It’s amazing the amount of power, influence and credit a record label can wield for an artist. The Goliaths can affect everything from opening slots on coliseum tours to key positioning in films and commercials. The Davids offer a hefty helping of street cred thanks to a less corporate framework and an established niche of devoted fans. Each side has its advantages. It’s often easy to determine which artists belong on which side, based largely on the mainstream’s attraction to a band, but pop music is the hardest to read.
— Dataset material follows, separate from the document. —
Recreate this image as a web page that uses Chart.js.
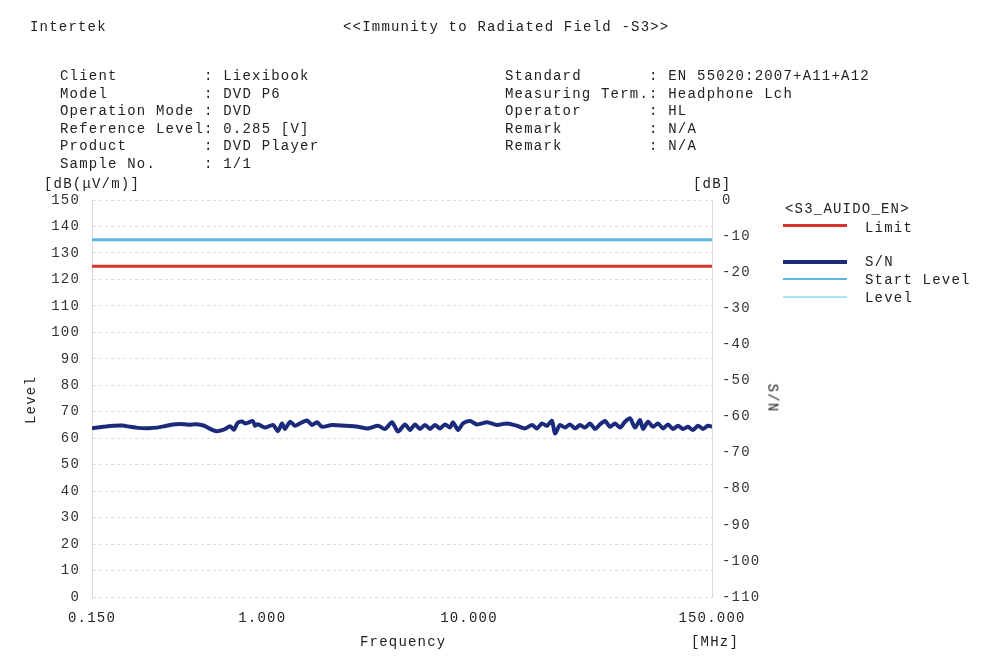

The career of a group such as the Essex Green could be viewed completely differently depending on its association with a David or with a Goliath.
With their third album, Cannibal Sea, the three songwriters in the Essex Green (Chris Zilter, Sasha Bell and Jeff Baron) have created an elegant pop record with a sound so crisp it could win the hearts of a Brooklyn hipster and her neglected, squarer mother. The melodies and songs touch on the classic sounds of ’60s pop acts such as the Byrds and the Mamas and Papas but include modern-day influences from the likes of Stereolab and Belle & Sebastian. The twelve songs on Cannibal Sea vary from light, poppy ditties to folk-strutting jingles full of harmonizing, and the various vocal strengths of each songwriter are used whenever necessary. Cannibal Sea‘s saccharine pop flirts at times with levels likely to cause diabetic seizures in the biggest Cardigans and Komeda fans, but the band does a good job of maintaining the album’s balance.
The market has become cluttered with indie and mainstream acts trying to capitalize on the retro-pop sound. With groups such as the Shout Out Louds and Morningwood coming from the bigger labels and others such as Of Montreal and the Fruit Bats representing the independents, it’s interesting to see how each side capitalizes on a sound hasn’t fallen from cool. Cannibal Sea can play swimmingly with either David or Goliath, but it seems that the Essex Green’s indie cred is what makes it more appealing. It’s as if there is something in the Merge label that says, “This is music made without profit in mind, so it’s okay for it to be so damn poppy and derivative.” Either way, the members of the Essex Green know what they’re doing when it comes to perfecting pop songwriting, and Cannibal Sea is their best testament to that yet.